* **Problem**
Will you output the lines between the ones holding "Reproduce this chart with Chart.js." and "const mrValues = [2.56, 2.97, 1.96];", inclusive, exactly as they stand, and only those lines, with the pictures left out?

* **Data section**

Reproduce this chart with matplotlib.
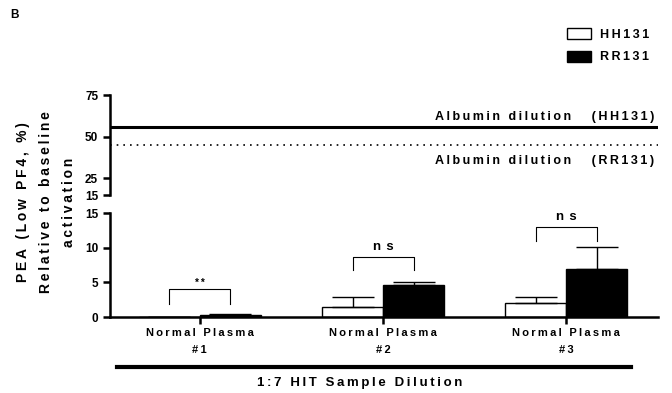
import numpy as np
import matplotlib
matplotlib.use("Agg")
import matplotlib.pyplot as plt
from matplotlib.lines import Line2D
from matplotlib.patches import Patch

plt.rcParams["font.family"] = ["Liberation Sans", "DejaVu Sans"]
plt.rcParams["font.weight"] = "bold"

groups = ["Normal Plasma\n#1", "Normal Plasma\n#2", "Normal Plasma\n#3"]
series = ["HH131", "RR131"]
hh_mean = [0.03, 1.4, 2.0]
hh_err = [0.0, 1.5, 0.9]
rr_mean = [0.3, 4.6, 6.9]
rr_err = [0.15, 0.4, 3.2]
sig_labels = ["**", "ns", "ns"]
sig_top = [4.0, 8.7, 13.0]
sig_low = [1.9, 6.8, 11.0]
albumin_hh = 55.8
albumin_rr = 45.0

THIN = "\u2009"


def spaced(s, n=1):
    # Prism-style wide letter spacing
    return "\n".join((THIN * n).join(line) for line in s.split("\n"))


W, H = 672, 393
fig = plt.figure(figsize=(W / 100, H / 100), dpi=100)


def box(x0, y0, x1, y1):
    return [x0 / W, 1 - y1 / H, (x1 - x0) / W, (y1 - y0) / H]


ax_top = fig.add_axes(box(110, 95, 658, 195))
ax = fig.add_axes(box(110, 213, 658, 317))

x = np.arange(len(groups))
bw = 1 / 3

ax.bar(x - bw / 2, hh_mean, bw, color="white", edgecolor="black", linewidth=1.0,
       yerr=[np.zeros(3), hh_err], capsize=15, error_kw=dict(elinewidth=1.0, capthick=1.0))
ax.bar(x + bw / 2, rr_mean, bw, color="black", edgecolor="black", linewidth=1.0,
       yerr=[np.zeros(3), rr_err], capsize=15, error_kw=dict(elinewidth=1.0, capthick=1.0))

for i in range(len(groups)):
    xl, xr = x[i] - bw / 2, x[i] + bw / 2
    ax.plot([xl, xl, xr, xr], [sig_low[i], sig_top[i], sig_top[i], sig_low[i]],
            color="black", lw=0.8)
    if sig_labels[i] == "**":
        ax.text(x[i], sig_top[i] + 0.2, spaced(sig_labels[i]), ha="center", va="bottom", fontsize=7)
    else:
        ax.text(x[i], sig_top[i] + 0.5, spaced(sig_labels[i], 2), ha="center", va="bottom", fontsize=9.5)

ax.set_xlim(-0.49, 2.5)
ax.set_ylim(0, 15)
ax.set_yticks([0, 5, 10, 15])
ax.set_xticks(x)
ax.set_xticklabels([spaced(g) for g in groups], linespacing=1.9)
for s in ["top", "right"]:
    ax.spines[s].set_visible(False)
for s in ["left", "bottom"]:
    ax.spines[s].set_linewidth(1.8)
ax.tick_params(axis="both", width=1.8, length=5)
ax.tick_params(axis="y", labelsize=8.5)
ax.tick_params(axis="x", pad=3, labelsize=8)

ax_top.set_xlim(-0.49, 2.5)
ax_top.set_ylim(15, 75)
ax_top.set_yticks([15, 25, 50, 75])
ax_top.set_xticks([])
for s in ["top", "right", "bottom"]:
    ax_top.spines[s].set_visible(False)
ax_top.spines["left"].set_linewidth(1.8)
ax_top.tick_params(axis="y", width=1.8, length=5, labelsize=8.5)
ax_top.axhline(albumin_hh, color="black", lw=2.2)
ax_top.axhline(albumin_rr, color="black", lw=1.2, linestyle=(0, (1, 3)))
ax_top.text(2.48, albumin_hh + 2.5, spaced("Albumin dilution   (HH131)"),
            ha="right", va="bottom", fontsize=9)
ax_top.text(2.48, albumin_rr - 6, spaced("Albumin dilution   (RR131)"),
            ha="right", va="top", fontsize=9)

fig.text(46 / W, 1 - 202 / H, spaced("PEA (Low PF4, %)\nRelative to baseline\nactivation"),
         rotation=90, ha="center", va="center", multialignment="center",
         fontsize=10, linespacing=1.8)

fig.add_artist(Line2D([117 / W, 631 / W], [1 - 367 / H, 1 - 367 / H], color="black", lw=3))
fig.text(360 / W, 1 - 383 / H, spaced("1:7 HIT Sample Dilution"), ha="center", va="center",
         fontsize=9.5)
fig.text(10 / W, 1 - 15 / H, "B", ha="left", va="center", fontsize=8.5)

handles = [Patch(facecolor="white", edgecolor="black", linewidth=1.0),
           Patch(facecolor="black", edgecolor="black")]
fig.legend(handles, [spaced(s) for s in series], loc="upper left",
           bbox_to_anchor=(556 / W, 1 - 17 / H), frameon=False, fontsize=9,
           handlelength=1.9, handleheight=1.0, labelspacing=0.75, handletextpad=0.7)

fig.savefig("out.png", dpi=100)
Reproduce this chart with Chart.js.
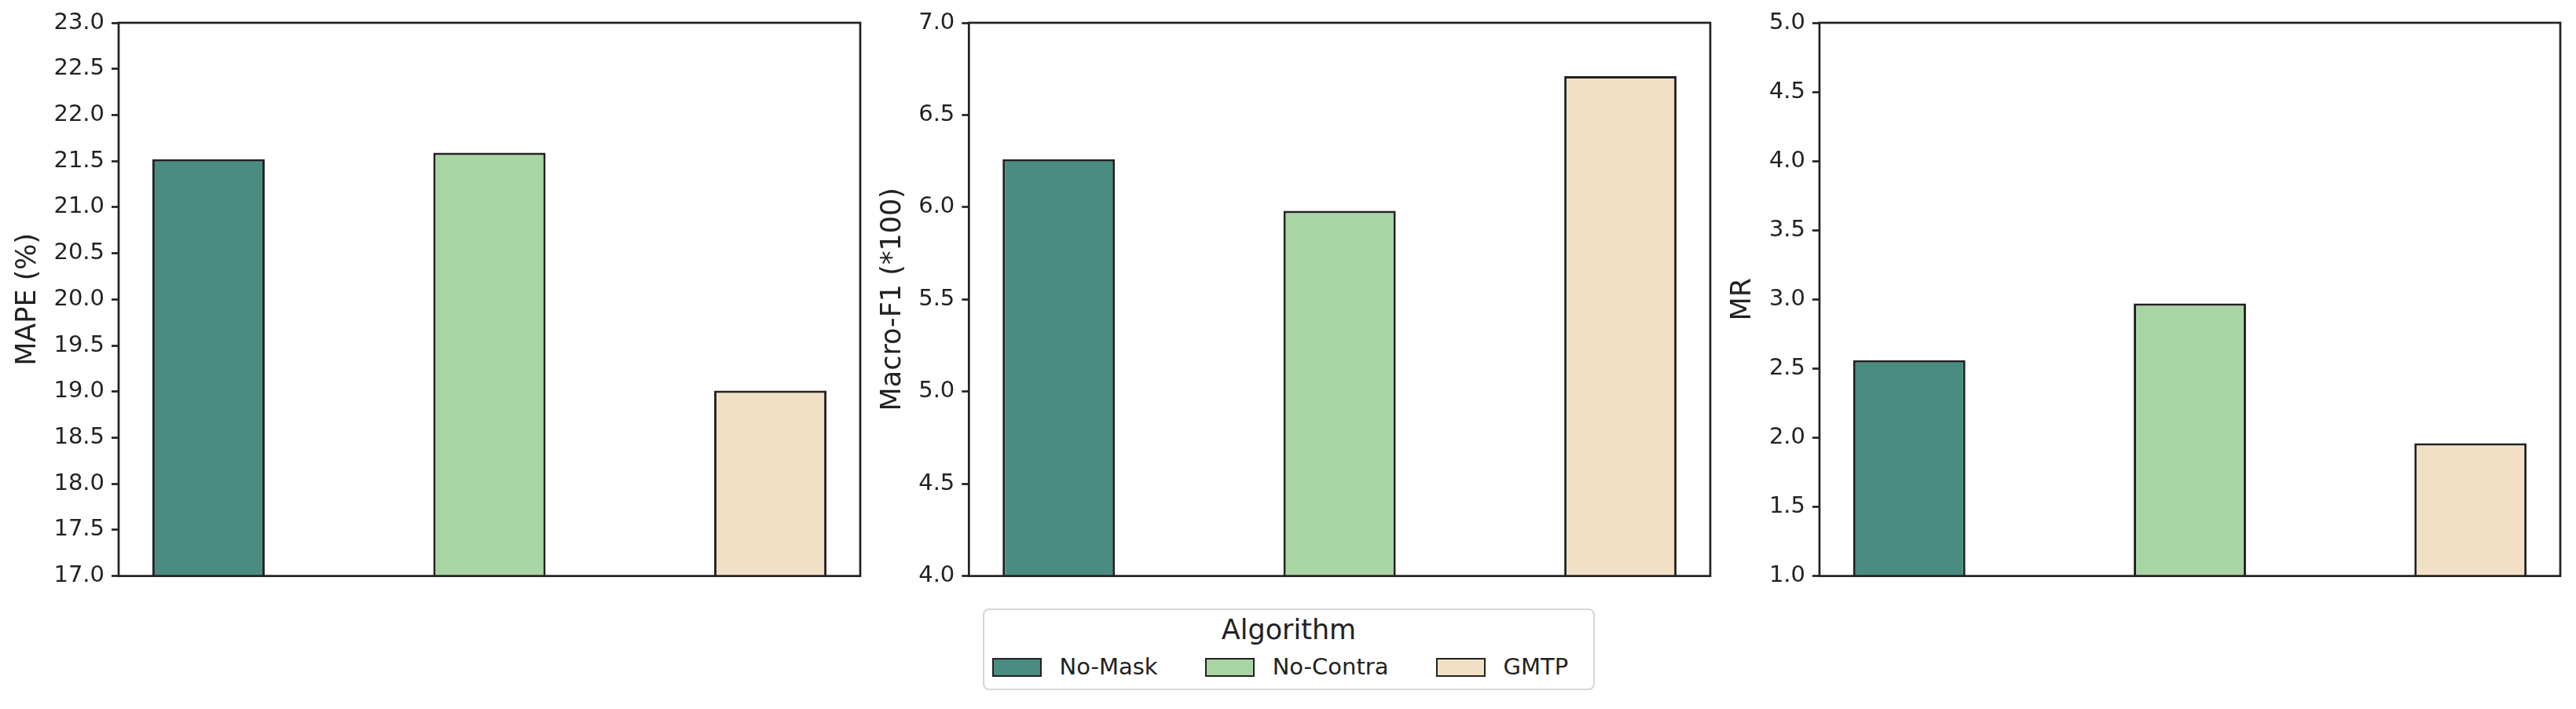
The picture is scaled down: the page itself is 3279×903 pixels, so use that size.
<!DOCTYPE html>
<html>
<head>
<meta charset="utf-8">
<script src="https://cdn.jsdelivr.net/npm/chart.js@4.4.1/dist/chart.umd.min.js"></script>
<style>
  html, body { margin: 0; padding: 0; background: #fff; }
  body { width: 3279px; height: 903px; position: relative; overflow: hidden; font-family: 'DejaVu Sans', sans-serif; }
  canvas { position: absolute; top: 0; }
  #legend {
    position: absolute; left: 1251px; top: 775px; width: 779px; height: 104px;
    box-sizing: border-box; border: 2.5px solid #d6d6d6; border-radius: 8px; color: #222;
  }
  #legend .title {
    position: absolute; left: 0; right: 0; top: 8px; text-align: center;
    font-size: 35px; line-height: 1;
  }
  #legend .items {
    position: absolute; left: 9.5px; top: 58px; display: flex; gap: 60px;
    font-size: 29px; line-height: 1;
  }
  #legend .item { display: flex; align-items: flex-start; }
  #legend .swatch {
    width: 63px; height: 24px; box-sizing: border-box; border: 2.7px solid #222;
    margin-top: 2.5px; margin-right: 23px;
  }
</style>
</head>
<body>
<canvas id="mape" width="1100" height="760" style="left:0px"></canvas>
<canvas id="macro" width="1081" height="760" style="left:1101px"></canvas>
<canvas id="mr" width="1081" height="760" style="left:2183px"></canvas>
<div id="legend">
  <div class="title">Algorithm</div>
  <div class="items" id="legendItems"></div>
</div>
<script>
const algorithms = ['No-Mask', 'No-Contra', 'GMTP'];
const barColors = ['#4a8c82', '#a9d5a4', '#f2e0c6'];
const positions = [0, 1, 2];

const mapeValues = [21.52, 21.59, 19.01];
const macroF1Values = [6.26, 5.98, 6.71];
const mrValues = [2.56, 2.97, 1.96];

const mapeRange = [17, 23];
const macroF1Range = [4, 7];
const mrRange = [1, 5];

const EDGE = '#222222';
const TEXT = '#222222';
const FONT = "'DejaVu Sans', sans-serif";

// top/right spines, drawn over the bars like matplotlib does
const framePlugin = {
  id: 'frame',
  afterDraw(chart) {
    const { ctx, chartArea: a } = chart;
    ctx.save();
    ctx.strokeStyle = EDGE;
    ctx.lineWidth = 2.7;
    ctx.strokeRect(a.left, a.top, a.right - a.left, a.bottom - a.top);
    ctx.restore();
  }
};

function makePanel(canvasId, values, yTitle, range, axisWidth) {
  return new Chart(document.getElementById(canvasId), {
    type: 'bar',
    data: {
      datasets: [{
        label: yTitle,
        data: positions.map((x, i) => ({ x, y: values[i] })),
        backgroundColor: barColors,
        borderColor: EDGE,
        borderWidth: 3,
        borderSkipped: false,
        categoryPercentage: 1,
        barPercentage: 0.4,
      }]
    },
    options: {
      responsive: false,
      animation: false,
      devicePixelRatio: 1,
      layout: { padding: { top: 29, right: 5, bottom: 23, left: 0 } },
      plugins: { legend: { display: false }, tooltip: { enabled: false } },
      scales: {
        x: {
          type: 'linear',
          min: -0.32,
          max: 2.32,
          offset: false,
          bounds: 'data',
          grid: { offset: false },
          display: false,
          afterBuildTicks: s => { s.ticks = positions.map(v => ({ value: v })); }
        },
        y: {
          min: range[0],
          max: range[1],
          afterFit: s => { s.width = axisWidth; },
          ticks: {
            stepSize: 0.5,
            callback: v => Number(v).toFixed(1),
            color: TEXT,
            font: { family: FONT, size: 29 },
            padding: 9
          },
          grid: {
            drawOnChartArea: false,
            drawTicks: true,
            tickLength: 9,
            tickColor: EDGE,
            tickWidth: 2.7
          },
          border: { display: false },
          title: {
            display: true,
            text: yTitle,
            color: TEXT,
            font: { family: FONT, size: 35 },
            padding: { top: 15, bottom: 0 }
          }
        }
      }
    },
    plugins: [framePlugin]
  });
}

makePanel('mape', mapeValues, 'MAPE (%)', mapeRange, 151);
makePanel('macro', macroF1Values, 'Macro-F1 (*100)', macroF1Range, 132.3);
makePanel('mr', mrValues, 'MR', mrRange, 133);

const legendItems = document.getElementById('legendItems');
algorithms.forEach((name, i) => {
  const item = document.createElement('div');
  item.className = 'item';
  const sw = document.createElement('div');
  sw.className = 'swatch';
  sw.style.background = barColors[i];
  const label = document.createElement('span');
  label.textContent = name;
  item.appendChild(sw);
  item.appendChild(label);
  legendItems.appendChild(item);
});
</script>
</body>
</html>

* **Final result**
Reproduce this chart with Chart.js.
The picture is scaled down: the page itself is 3279×903 pixels, so use that size.
<!DOCTYPE html>
<html>
<head>
<meta charset="utf-8">
<script src="https://cdn.jsdelivr.net/npm/chart.js@4.4.1/dist/chart.umd.min.js"></script>
<style>
  html, body { margin: 0; padding: 0; background: #fff; }
  body { width: 3279px; height: 903px; position: relative; overflow: hidden; font-family: 'DejaVu Sans', sans-serif; }
  canvas { position: absolute; top: 0; }
  #legend {
    position: absolute; left: 1251px; top: 775px; width: 779px; height: 104px;
    box-sizing: border-box; border: 2.5px solid #d6d6d6; border-radius: 8px; color: #222;
  }
  #legend .title {
    position: absolute; left: 0; right: 0; top: 8px; text-align: center;
    font-size: 35px; line-height: 1;
  }
  #legend .items {
    position: absolute; left: 9.5px; top: 58px; display: flex; gap: 60px;
    font-size: 29px; line-height: 1;
  }
  #legend .item { display: flex; align-items: flex-start; }
  #legend .swatch {
    width: 63px; height: 24px; box-sizing: border-box; border: 2.7px solid #222;
    margin-top: 2.5px; margin-right: 23px;
  }
</style>
</head>
<body>
<canvas id="mape" width="1100" height="760" style="left:0px"></canvas>
<canvas id="macro" width="1081" height="760" style="left:1101px"></canvas>
<canvas id="mr" width="1081" height="760" style="left:2183px"></canvas>
<div id="legend">
  <div class="title">Algorithm</div>
  <div class="items" id="legendItems"></div>
</div>
<script>
const algorithms = ['No-Mask', 'No-Contra', 'GMTP'];
const barColors = ['#4a8c82', '#a9d5a4', '#f2e0c6'];
const positions = [0, 1, 2];

const mapeValues = [21.52, 21.59, 19.01];
const macroF1Values = [6.26, 5.98, 6.71];
const mrValues = [2.56, 2.97, 1.96];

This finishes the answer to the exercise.